En préambule, on y évoque tant la « mort du cinéma » souvent annoncée… alors que le cinéma, tel le phoenix, renaît toujours de ses cendres que le malentendu né d’une approche culturellement différente du scénario entre l’Europe et les Etats-Unis ou encore la vraie noblesse d’être un « passeur » d’histoires, Fréderic Sojcher observant : « L’art de raconter est parmi les plus beaux qui soit car il renvoie à ce qu’il y a de plus humain en nous : la nécessité de donner du sens au monde (…) Le propre de l’homme serait ‘’son besoin de fiction’’… »
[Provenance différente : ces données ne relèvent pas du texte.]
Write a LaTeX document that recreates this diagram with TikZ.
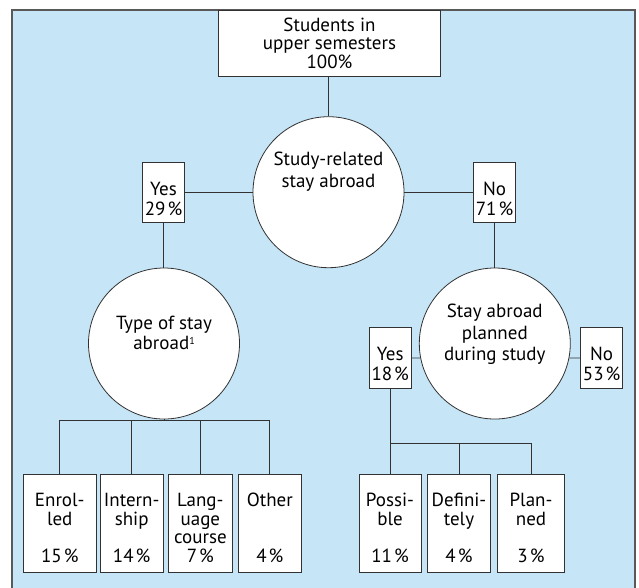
\documentclass[tikz,border=0pt]{standalone}
\usepackage{fontspec}
\setmainfont{PT Sans}
\definecolor{bgblue}{RGB}{198,229,246}
\definecolor{ink}{RGB}{50,50,50}
\newcommand{\supone}{\raisebox{5pt}{\fontsize{10}{10}\selectfont 1}}
\newcommand{\pct}{\kern2pt\%}
\begin{document}
\begin{tikzpicture}[x=1pt,y=-1pt,
  shp/.style={draw=ink, line width=0.8pt, fill=white, inner sep=0pt},
  box/.style={shp, rectangle},
  ynbox/.style={box, minimum width=41.6pt, minimum height=60.4pt},
  leafbox/.style={box, minimum height=98pt},
  disc/.style={shp, circle, minimum size=151pt},
  txt/.style={align=center, inner sep=0pt, text=black, font=\fontsize{19}{20}\selectfont},
  disctxt/.style={txt, font=\fontsize{19}{21.7}\selectfont},
  leaftxt/.style={txt, font=\fontsize{19}{18.8}\selectfont},
  conn/.style={draw=ink, line width=0.8pt}
]
\useasboundingbox (0,0) rectangle (639,587);
% background panel
\fill[bgblue] (12,10) rectangle (635,592);
\draw[draw=black!65, line width=1.2pt] (12,592) -- (12,10) -- (635,10) -- (635,592);

% top box
\node[box, minimum width=222pt, minimum height=65.5pt] (top) at (329.5,43.25) {};
\node[txt, font=\fontsize{19}{18.5}\selectfont] (toptxt) at (329.5,43.2) {Students in\\upper semesters\\100\%};

% first circle
\node[disc] (c1) at (328.5,192.2) {};
\node[disctxt] (c1txt) at (328.5,172) {Study-related\\stay abroad};

% yes / no boxes of first level
\node[ynbox] (y1) at (163.5,192.5) {};
\node[txt] (y1txt) at (163.5,198.8) {Yes\\29\pct};
\node[ynbox] (n1) at (494.5,192.5) {};
\node[txt] (n1txt) at (494.5,198.8) {No\\71\pct};

% second level circles
\node[disc] (c2) at (164,343.5) {};
\node[txt] (c2txt) at (164,333) {Type of stay\\abroad\supone};
\node[disc] (c3) at (494.8,343.5) {};
\node[disctxt] (c3txt) at (494.8,334.5) {Stay abroad\\planned\\during study};

% yes / no boxes of second level
\node[ynbox] (y2) at (390.2,358) {};
\node[txt] (y2txt) at (390.2,364.2) {Yes\\18\pct};
\node[ynbox] (n2) at (601.6,358) {};
\node[txt] (n2txt) at (601.6,364.2) {No\\53\pct};

% leaf boxes, left group
\node[leafbox, minimum width=72.5pt] (enr) at (59.75,523.25) {};
\node[leaftxt] (enrtxt) at (59.75,528) {Enrol-\\led\\[18.8pt]15\pct};
\node[leafbox, minimum width=63.3pt] (int) at (131.65,523.25) {};
\node[leaftxt] (inttxt) at (131.65,528) {Intern-\\ship\\[18.8pt]14\pct};
\node[leafbox, minimum width=63.3pt] (lan) at (200.35,523.25) {};
\node[leaftxt] (lantxt) at (200.35,528) {Lang-\\uage\\course\\7\pct};
\node[leafbox, minimum width=63pt] (oth) at (269.8,523.25) {};
\node[leaftxt] (othtxt) at (269.8,528) {Other\\[37.6pt]4\pct};

% leaf boxes, right group
\node[leafbox, minimum width=62pt] (pos) at (390,523.25) {};
\node[leaftxt] (postxt) at (390,528) {Possi-\\ble\\[18.8pt]11\pct};
\node[leafbox, minimum width=62.6pt] (dfn) at (459,523.25) {};
\node[leaftxt] (dfntxt) at (459,528) {Defini-\\tely\\[18.8pt]4\pct};
\node[leafbox, minimum width=66.6pt] (pla) at (531,523.25) {};
\node[leaftxt] (platxt) at (531,528) {Plan-\\ned\\[18.8pt]3\pct};

% bus points
\coordinate (b1) at (164,420.3);
\coordinate (b2) at (390.2,443.3);

% connectors
\draw[conn] (c1.north |- top.south) -- (c1.north);
\draw[conn] (y1.east) -- (y1.east -| c1.west);
\draw[conn] (c1.east) -- (c1.east -| n1.west);
\draw[conn] (y1.south) -- (y1.south |- c2.north);
\draw[conn] (n1.south) -- (n1.south |- c3.north);
\draw[conn] (y2.east) -- (c3.191);
\draw[conn] (c3.349) -- (n2.west);
\draw[conn] (c2.south) -- (b1);
\draw[conn] (enr.north) |- (b1) -| (oth.north);
\draw[conn] (int.north) -- (int.north |- b1);
\draw[conn] (lan.north) -- (lan.north |- b1);
\draw[conn] (y2.south) -- (b2);
\draw[conn] (b2) -- (b2 |- pos.north);
\draw[conn] (b2) -| (pla.north);
\draw[conn] (dfn.north) -- (dfn.north |- b2);
\end{tikzpicture}
\end{document}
Dans ce recueil d’entretiens souvent enjoués, l’enjeu était de ne négliger aucun aspect du métier ni aucun pan du cinéma francophone, du film d’auteur le plus singulier aux productions les plus commerciales, en passant par les séries et par les « films du milieu » naguère définis par Pascale Ferran – proposant une vision personnelle, tout en étant accessibles à un large public. Toutes les générations, tous les genres sont ici représentés – et tous les cas de figure, des cinéastes qui écrivent aux scénaristes « professionnels » qui se définissent parfois comme des « mercenaires ».

Quand on demande à Jean-Pierre Bacri pourquoi il a commencé à écrire en tandem, il répond : « Pour vaincre l’ennui ! » Et quand on interroge Blier sur un souvenir de tension particulière sur un tournage, il affirme : « Oui mais je n’en parle pas. » Parce que ça doit rester secret ? « J’en connais des salauds, dit-il de manière audiardesque, mais je ne dis pas les noms ».

L’ambition de Ecrire un film (dont la lecture est limpide et plaisante) est de livrer une véritable ode aux liens entre scénario et réalisation, avec le film conçu comme un tout organique. Une vision bien éloignée des manuels de scénario… mais évidemment profitable pour qui s’intéresse au 7eart et, plus encore, envisage de s’y lancer !

ECRIRE UN FILM – SCENARISTES ET CINEASTES AU TRAVAIL. Coordonné par N. T. Binh, Frédéric Sojcher. Ed. Les Impressions nouvelles. 392 pages. 22 €.